Graph-based detection: Exploits structural properties of social networks (follow relationships, network clustering patterns, community detection). Example: SybilRank identifies bots by assuming sybil accounts form tight-knit clusters with fewer external connections to legitimate users.

Crowd-sourced detection: Uses human annotators to identify bots, leveraging capabilities that machines struggle with—evaluating sarcasm, detecting phishing attempts, assessing conversation nuance. The authors describe the Online Social Turing Test platform: workers evaluate conversational features like sarcasm or persuasive language to classify accounts.

Feature-based detection: Applies machine learning to behavioral signals. They categorize features into classes: - Network features (diffusion patterns, centrality, mentions) - User features (account metadata: followers, following, age, tweet count) - Friend features (statistics on follower/following distributions) - Timing features (temporal patterns of tweet generation, Poisson process similarity) - Content features (linguistic patterns, URL/hashtag frequency) - Sentiment features (emotion analysis of posted content)
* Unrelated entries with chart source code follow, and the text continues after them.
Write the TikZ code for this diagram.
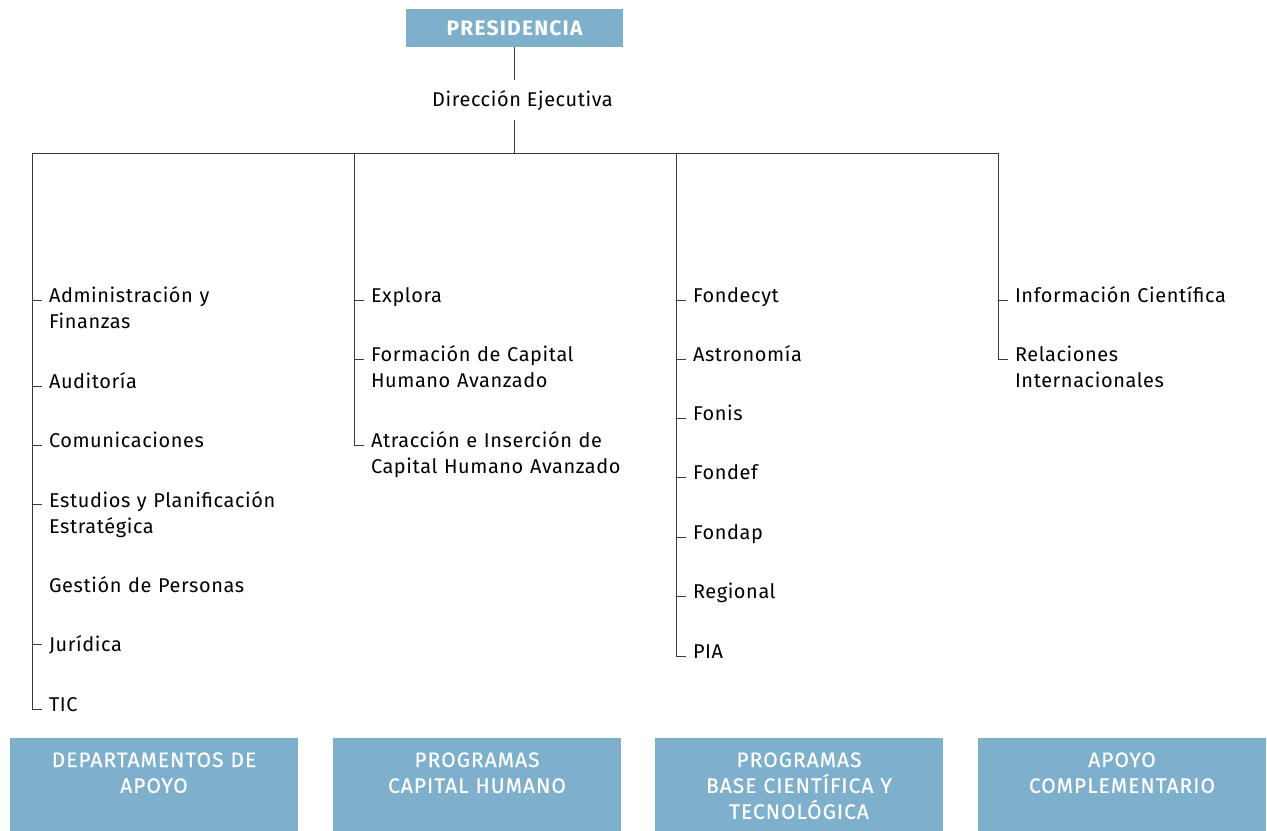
\documentclass[tikz,border=0pt]{standalone}
\usepackage{fontspec}
\usetikzlibrary{calc}
\setmainfont{Fira Sans}[LetterSpace=3]
\newfontfamily\headfont{Fira Sans}[LetterSpace=6]
\newfontfamily\catfont{Fira Sans}[LetterSpace=5, FakeBold=0.6]
\begin{document}
\definecolor{boxblue}{HTML}{7EAFCB}
\definecolor{linegray}{HTML}{3A3A3A}
\begin{tikzpicture}[x=1bp,y=-1bp,
  every node/.style={inner sep=0pt, outer sep=0pt},
  trunk/.style={draw=linegray, line width=1bp},
  twig/.style={draw=linegray, line width=1bp},
  item/.style={anchor=base west, text width=300bp, align=left,
    font=\fontsize{20}{27}\selectfont, text=black},
  topbox/.style={fill=boxblue, text=white, minimum width=217bp, minimum height=38bp,
    font=\headfont\fontsize{21}{22}\selectfont\bfseries},
  catbox/.style={fill=boxblue, text=white, anchor=north, text width=288bp, align=center,
    text height=29bp, text depth=64bp, font=\catfont\fontsize{21}{26}\selectfont}
]
\useasboundingbox (0,0) rectangle (1267,831);

% top of the chart
\node[topbox] (pres) at (514.5,28) {PRESIDENCIA};
\node[anchor=base, font=\fontsize{20}{27}\selectfont] (dir) at (522.5,106) {Dirección Ejecutiva};
\coordinate (hub) at (514.5,153);
\coordinate (dtop) at (514.5,80);
\coordinate (dbot) at (514.5,120);
\draw[trunk] (pres.south) -- (dtop);
\draw[trunk] (dbot) -- (hub);

% column heads on the bar
\coordinate (c1) at (32,153);
\coordinate (c2) at (354,153);
\coordinate (c3) at (676,153);
\coordinate (c4) at (998,153);
\draw[trunk] (c1) -- (c4);

% column 1: departamentos de apoyo
\node[item] (a1) at (49,302) {Administración y\\Finanzas};
\node[item] (a2) at (49,388) {Auditoría};
\node[item] (a3) at (49,447) {Comunicaciones};
\node[item] (a4) at (49,507) {Estudios y Planificación\\Estratégica};
\node[item] (a5) at (49,592) {Gestión de Personas};
\node[item] (a6) at (49,651) {Jurídica};
\node[item] (a7) at (49,711) {TIC};

% column 2: capital humano
\node[item] (b1) at (371,302) {Explora};
\node[item] (b2) at (371,361) {Formación de Capital\\Humano Avanzado};
\node[item] (b3) at (371,447) {Atracción e Inserción de\\Capital Humano Avanzado};

% column 3: base científica y tecnológica
\node[item] (p1) at (693,302) {Fondecyt};
\node[item] (p2) at (693,361) {Astronomía};
\node[item] (p3) at (693,420) {Fonis};
\node[item] (p4) at (693,479) {Fondef};
\node[item] (p5) at (693,539) {Fondap};
\node[item] (p6) at (693,598) {Regional};
\node[item] (p7) at (693,658) {PIA};

% column 4: apoyo complementario
\node[item] (r1) at (1015,302) {Información Científica};
\node[item] (r2) at (1015,361) {Relaciones\\Internacionales};

% vertical stems, each ending at its last item
\draw[trunk] (c1) -- ($(a7.base west -| c1)+(0,-2)$);
\draw[trunk] (c2) -- ($(b3.base west -| c2)+(0,-2)$);
\draw[trunk] (c3) -- ($(p7.base west -| c3)+(0,-2)$);
\draw[trunk] (c4) -- ($(r2.base west -| c4)+(0,-2)$);

% ticks from the stems to the items
\foreach \n/\c/\d in {a1/c1/2,a2/c1/2,a3/c1/2,a4/c1/3,a6/c1/7,a7/c1/2,
                      b1/c2/2,b2/c2/2,b3/c2/2,
                      p1/c3/2,p2/c3/2,p3/c3/2,p4/c3/2,p5/c3/2,p6/c3/2,p7/c3/2,
                      r1/c4/2,r2/c4/2}
  \draw[twig] ($(\n.base west -| \c)+(0,-\d)$) -- ($(\n.base west -| \c)+(10,-\d)$);

% category boxes
\node[catbox] (k1) at (154,738) {DEPARTAMENTOS DE\\APOYO};
\node[catbox] (k2) at (477,738) {PROGRAMAS\\CAPITAL HUMANO};
\node[catbox] (k3) at (799,738) {PROGRAMAS\\BASE CIENTÍFICA Y\\TECNOLÓGICA};
\node[catbox] (k4) at (1122,738) {APOYO\\COMPLEMENTARIO};
\end{tikzpicture}
\end{document}
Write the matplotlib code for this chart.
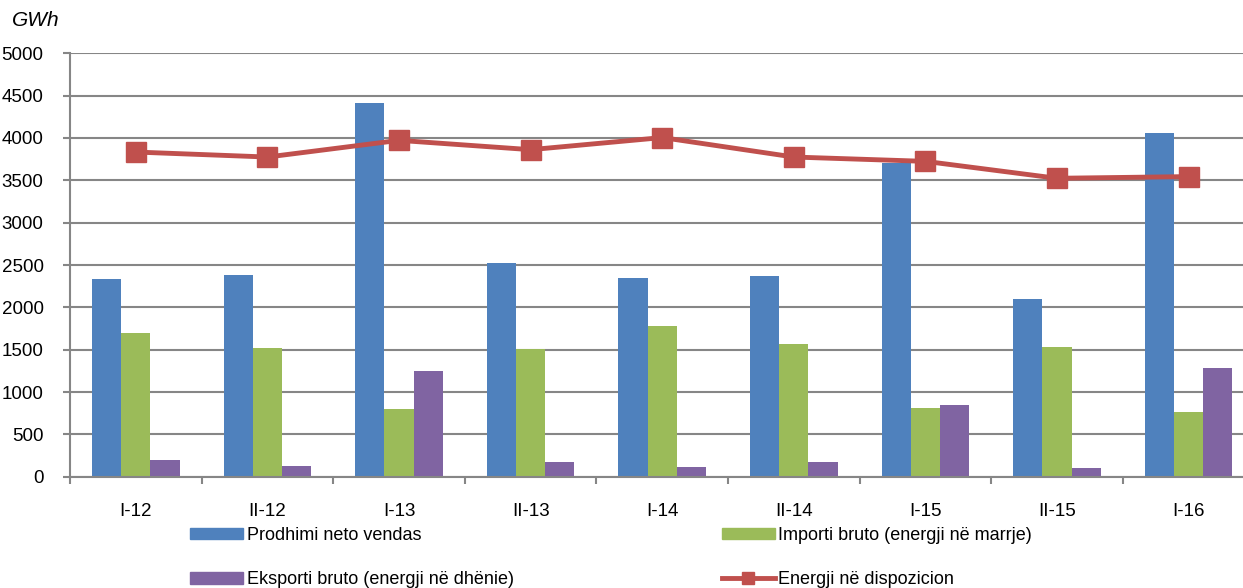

Example: Bot or Not! tool uses highly-predictive features to achieve 95% detection accuracy on the Texas A&M dataset (15,000 human-annotated examples).

Results

Behavioral differences: Social bots exhibit distinctive patterns—they retweet far more frequently than humans, produce fewer tweets, generate fewer replies and mentions, retweet content less often relative to their activity level, and tend to have longer usernames. These patterns enable classification via simple z-score thresholding.

Detection performance: Feature-based systems like Bot or Not! achieve high accuracy (~95%) on labeled datasets, but performance degrades on newer, more sophisticated bots. Network-based approaches depend critically on community detection methodology. Crowd-sourcing yields high consensus on obvious bots but exhibits high false-positive rates and doesn't scale well.

Challenges: The paper emphasizes the escalating sophistication of bots—they now search the Web for relevant information, time posts strategically, engage in complex interactions, and coordinate across accounts, making simple detection rules increasingly ineffective.

Connections

Notes

This is a foundational paper for social bot research, combining a broad literature review with actionable taxonomy of detection approaches. Its emphasis on the arms race between bot sophistication and detection remains prescient—modern bots now use web scraping, temporal adaptation, and synchronized campaigns. The paper's honest assessment of detection limitations (high false positives, vulnerability to new attack strategies) is valuable; it sets realistic expectations rather than overselling detection capabilities.

The feature-based approach is well-presented with concrete examples (Bot or Not!, timing via Poisson processes), making it accessible to readers unfamiliar with network analysis. The acknowledgment that different platforms (Twitter, Facebook, Tumblr) have different infiltration dynamics is important and often overlooked.

A limitation is that the paper (written in 2014) predates some of the most sophisticated bot behaviors now observed—coordinated sockpuppet farms, language-model-generated content, and microinfluence campaigns. However, the taxonomy remains useful for organizing detection literature.